Hunting Warhead: Hunting Warhead
December 3, 2022 11:03 AM - Subscribe

How do you take down a criminal network that’s hidden in the shadows? How do you rescue child abuse victims who could be anywhere in the world? Hunting Warhead follows the journalists and police on a global mission to expose the darkest corners of the internet. What they discover shocks them. Host Daemon Fairless tracks down the investigators, survivors and criminals themselves. A co-production of CBC Podcasts and the Norwegian newspaper VG. [All the content warnings. If you think you might be disturbed by this, you are probably right.]
posted by johnofjack (3 comments total)
 
I listened to this yesterday and today. Yesterday at work, multitasking, the first three episodes weren't easy to listen to, but then in the fourth episode there's an agent with a 2"-thick manila folder who opens it and takes a photo out to show to a woman and her husband, asking them if that's their daughter, and then another photo after that of the daughter in her bathroom, at a time which must have been just seconds before or after the mother was there, and at that point I realized that my throat was tight and my heart was pounding but I felt cold, and now I had a headache? I felt like I had a headache. So I stopped there because I didn't want to make a scene at work, didn't want people coming by asking if I was okay. I finished the shift and went home and fed my cat and had a good cry and then set about thinking about dinner.

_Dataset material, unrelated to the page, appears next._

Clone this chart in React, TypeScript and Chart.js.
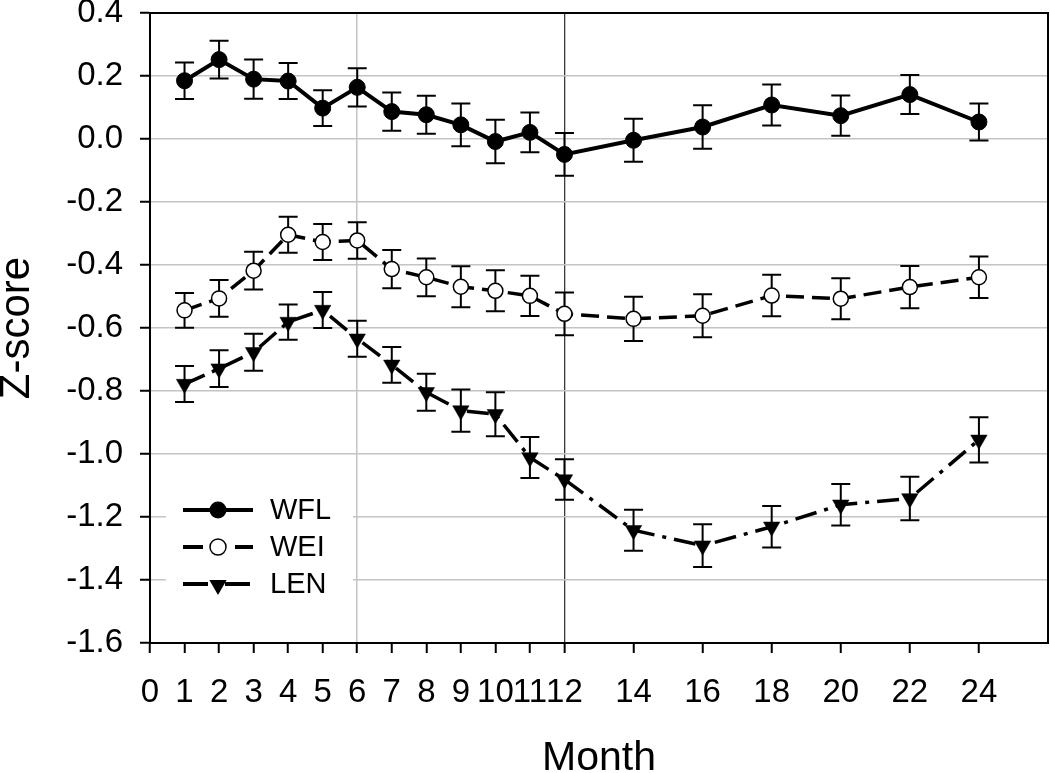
import React, { useEffect, useRef } from "react";
import { Chart, registerables } from "chart.js";

Chart.register(...registerables);

const months = [1, 2, 3, 4, 5, 6, 7, 8, 9, 10, 11, 12, 14, 16, 18, 20, 22, 24];
const xTicks = [0, 1, 2, 3, 4, 5, 6, 7, 8, 9, 10, 11, 12, 14, 16, 18, 20, 22, 24];
const yTicks = [0.4, 0.2, 0.0, -0.2, -0.4, -0.6, -0.8, -1.0, -1.2, -1.4, -1.6];

const wflMean = [0.185, 0.252, 0.19, 0.184, 0.098, 0.164, 0.087, 0.077, 0.045, -0.008, 0.021, -0.049, -0.004, 0.038, 0.108, 0.074, 0.141, 0.054];
const wflErr = [0.058, 0.06, 0.062, 0.057, 0.057, 0.061, 0.061, 0.06, 0.068, 0.069, 0.063, 0.068, 0.068, 0.069, 0.065, 0.064, 0.062, 0.059];
const weiMean = [-0.544, -0.506, -0.418, -0.304, -0.327, -0.322, -0.413, -0.439, -0.469, -0.482, -0.498, -0.555, -0.571, -0.561, -0.497, -0.507, -0.47, -0.439];
const weiErr = [0.055, 0.058, 0.06, 0.057, 0.057, 0.058, 0.061, 0.06, 0.065, 0.065, 0.064, 0.068, 0.07, 0.068, 0.066, 0.065, 0.067, 0.066];
const lenMean = [-0.778, -0.729, -0.677, -0.581, -0.543, -0.634, -0.717, -0.804, -0.862, -0.874, -1.011, -1.081, -1.242, -1.291, -1.231, -1.161, -1.141, -0.955];
const lenErr = [0.057, 0.058, 0.059, 0.056, 0.057, 0.057, 0.057, 0.059, 0.067, 0.07, 0.065, 0.064, 0.065, 0.068, 0.066, 0.066, 0.069, 0.072];

const seriesNames = ["WFL", "WEI", "LEN"];
const seriesMeans = [wflMean, weiMean, lenMean];
const seriesErrs = [wflErr, weiErr, lenErr];

const FONT = "'Liberation Sans', Arial, sans-serif";
const GRID = "#c4c4c4";

const errorBarsPlugin = {
  id: "errorBars",
  beforeDatasetsDraw(chart: any) {
    const { ctx } = chart;
    const x = chart.scales.x;
    const y = chart.scales.y;
    ctx.save();
    ctx.strokeStyle = "#000";
    ctx.lineWidth = 2;
    seriesMeans.forEach((means, i) => {
      const errs = seriesErrs[i];
      months.forEach((m, j) => {
        const px = x.getPixelForValue(m);
        const top = y.getPixelForValue(means[j] + errs[j]);
        const bot = y.getPixelForValue(means[j] - errs[j]);
        ctx.beginPath();
        ctx.moveTo(px, top);
        ctx.lineTo(px, bot);
        ctx.moveTo(px - 9.5, top);
        ctx.lineTo(px + 9.5, top);
        ctx.moveTo(px - 9.5, bot);
        ctx.lineTo(px + 9.5, bot);
        ctx.stroke();
      });
    });
    ctx.restore();
  },
};

function drawMarker(ctx: CanvasRenderingContext2D, kind: number, cx: number, cy: number) {
  ctx.save();
  ctx.strokeStyle = "#000";
  ctx.setLineDash([]);
  if (kind === 0) {
    ctx.fillStyle = "#000";
    ctx.beginPath();
    ctx.arc(cx, cy, 8.5, 0, Math.PI * 2);
    ctx.fill();
  } else if (kind === 1) {
    ctx.fillStyle = "#fff";
    ctx.lineWidth = 1.5;
    ctx.beginPath();
    ctx.arc(cx, cy, 8, 0, Math.PI * 2);
    ctx.fill();
    ctx.stroke();
  } else {
    const r = 10;
    ctx.fillStyle = "#000";
    ctx.beginPath();
    ctx.moveTo(cx, cy + r);
    ctx.lineTo(cx - r * Math.sin(Math.PI / 3), cy - r / 2);
    ctx.lineTo(cx + r * Math.sin(Math.PI / 3), cy - r / 2);
    ctx.closePath();
    ctx.fill();
  }
  ctx.restore();
}

const insideLegendPlugin = {
  id: "insideLegend",
  afterDatasetsDraw(chart: any) {
    const { ctx, chartArea } = chart;
    const L = chartArea.left;
    ctx.save();
    ctx.fillStyle = "#fff";
    ctx.fillRect(L + 16, 484, 187, 122);
    ctx.lineWidth = 4;
    ctx.strokeStyle = "#000";
    ctx.lineCap = "butt";
    const x0 = L + 33;
    const x1 = L + 103;
    const mx = L + 68;
    seriesNames.forEach((name, i) => {
      const cy = 510 + i * 37;
      ctx.beginPath();
      if (i === 0) {
        ctx.moveTo(x0, cy);
        ctx.lineTo(x1, cy);
      } else if (i === 1) {
        ctx.moveTo(x0, cy);
        ctx.lineTo(x0 + 20, cy);
        ctx.moveTo(x1 - 18, cy);
        ctx.lineTo(x1, cy);
      } else {
        ctx.moveTo(x0, cy);
        ctx.lineTo(x0 + 25, cy);
        ctx.moveTo(x1 - 28, cy);
        ctx.lineTo(x1 - 3, cy);
      }
      ctx.stroke();
      drawMarker(ctx, i, mx, cy + (i === 2 ? 1 : 0));
      ctx.fillStyle = "#000";
      ctx.font = `29px ${FONT}`;
      ctx.textBaseline = "middle";
      ctx.textAlign = "left";
      ctx.fillText(name, L + 120, cy + 1);
    });
    ctx.restore();
  },
};

const framePlugin = {
  id: "frame",
  afterDraw(chart: any) {
    const { ctx, chartArea } = chart;
    ctx.save();
    ctx.strokeStyle = "#000";
    ctx.lineWidth = 2;
    ctx.strokeRect(chartArea.left, chartArea.top, chartArea.right - chartArea.left, chartArea.bottom - chartArea.top);
    ctx.restore();
  },
};

export default function App() {
  const canvasRef = useRef<HTMLCanvasElement | null>(null);

  useEffect(() => {
    if (!canvasRef.current) return;
    const toPts = (arr: number[]) => months.map((m, i) => ({ x: m, y: arr[i] }));
    const chart = new Chart(canvasRef.current, {
      type: "line",
      data: {
        datasets: [
          {
            label: seriesNames[0],
            data: toPts(wflMean),
            borderColor: "#000",
            borderWidth: 4,
            pointStyle: "circle",
            pointRadius: 8,
            pointBorderWidth: 1,
            pointBackgroundColor: "#000",
            pointBorderColor: "#000",
            tension: 0,
          },
          {
            label: seriesNames[1],
            data: toPts(weiMean),
            borderColor: "#000",
            borderWidth: 3.5,
            borderDash: [18, 8],
            pointStyle: "circle",
            pointRadius: 7.5,
            pointBorderWidth: 1.5,
            pointBackgroundColor: "#fff",
            pointBorderColor: "#000",
            tension: 0,
          },
          {
            label: seriesNames[2],
            data: toPts(lenMean),
            borderColor: "#000",
            borderWidth: 3.5,
            borderDash: [22, 8, 4, 8],
            pointStyle: "triangle",
            rotation: 180,
            pointRotation: 180,
            pointRadius: 9.5,
            pointBorderWidth: 0.5,
            pointBackgroundColor: "#000",
            pointBorderColor: "#000",
            tension: 0,
          },
        ],
      },
      options: {
        animation: false,
        responsive: false,
        maintainAspectRatio: false,
        layout: { autoPadding: false, padding: { left: 0, right: 2, top: 13, bottom: 0 } },
        plugins: {
          legend: { display: false },
          tooltip: { enabled: false },
        },
        scales: {
          x: {
            type: "linear",
            min: 0,
            max: 26,
            afterBuildTicks: (s: any) => {
              s.ticks = xTicks.map((v) => ({ value: v }));
            },
            afterFit: (s: any) => {
              s.height = 130;
              s.paddingLeft = 0;
              s.paddingRight = 0;
            },
            ticks: {
              autoSkip: false,
              maxRotation: 0,
              color: "#000",
              font: { family: FONT, size: 33 },
              padding: 20,
              callback: (v: any) => String(v),
            },
            grid: {
              drawOnChartArea: true,
              color: (c: any) =>
                c.tick && c.tick.value === 6 ? GRID : c.tick && c.tick.value === 12 ? "#3a3a3a" : "rgba(0,0,0,0)",
              lineWidth: (c: any) => (c.tick && c.tick.value === 12 ? 1.3 : 1.5),
              tickColor: "#000",
              tickWidth: 2,
              tickLength: 10,
            },
            border: { display: true, color: "#000", width: 2 },
            title: {
              display: true,
              text: "Month",
              color: "#000",
              font: { family: FONT, size: 41, lineHeight: 1 },
              padding: { top: 0, bottom: -6 },
            },
          },
          y: {
            type: "linear",
            min: -1.6,
            max: 0.4,
            afterBuildTicks: (s: any) => {
              s.ticks = yTicks.map((v) => ({ value: v }));
            },
            afterFit: (s: any) => {
              s.width = 150;
              s.paddingTop = 0;
              s.paddingBottom = 0;
            },
            ticks: {
              autoSkip: false,
              color: "#000",
              font: { family: FONT, size: 33 },
              padding: 17,
              callback: (v: any) => (Math.abs(v) < 1e-9 ? "0.0" : Number(v).toFixed(1)),
            },
            grid: {
              color: GRID,
              lineWidth: 1.5,
              tickColor: "#000",
              tickWidth: 2,
              tickLength: 10,
            },
            border: { display: true, color: "#000", width: 2 },
            title: {
              display: true,
              text: "Z-score",
              color: "#000",
              font: { family: FONT, size: 42, lineHeight: 1 },
              padding: { top: -4, bottom: 0 },
            },
          },
        },
      },
      plugins: [errorBarsPlugin, insideLegendPlugin, framePlugin],
    } as any);
    return () => chart.destroy();
  }, []);

  return (
    <div style={{ position: "absolute", left: 0, top: 0, width: 1050, height: 773, background: "#fff" }}>
      <canvas ref={canvasRef} width={1050} height={773} style={{ display: "block" }} />
    </div>
  );
}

Today I listened to the rest of it, and cried again, again in part of it with that same family, where the mother is giving a victim impact statement in court. The mother impressed the hell out of me. The journalists impressed the hell out of me. The discussion of ethics was interesting; the discussion of criminal psychology was interesting (though uncomfortable); even the discussion of terminology was interesting--how the phrase "child pornography" centers the viewer but "child sex abuse" centers the victim.

This podcast was extremely good, and I'm glad I listened to it, and I will probably never listen to it again.
posted by johnofjack at 11:10 AM on December 3, 2022


It is a great podcast. Now the feed seems to just be CBC advertising their other series every few weeks though, which is a bit annoying.

What did you make of the ethics of agents covertly running the website? They had to maintain the illusion that nothing had changed, which meant posting and otherwise spreading horrific content.
posted by WildMuffin at 7:28 AM on July 26, 2023


I tend to view utilitarianism with extreme skepticism since I've seen it deployed often more as a post hoc defense than as a predictive and consistent set of ethics--but Kantian philosophy strikes me as equally unworkable, so ... I just don't know. I felt really conflicted about it, bouncing between "that's just wrong" and "but they could catch a lot of people" and "but will they? And would it be worth it?" endlessly, without ever reaching a conclusion.

In the end what I remember most about it was a visceral feeling of disgust. Sadly, "a visceral feeling of disgust" is also not a predictive and consistent set of ethics.

It's ... a hell of a thing to ask employees to do, I do know that much. What did you make of the ethics there?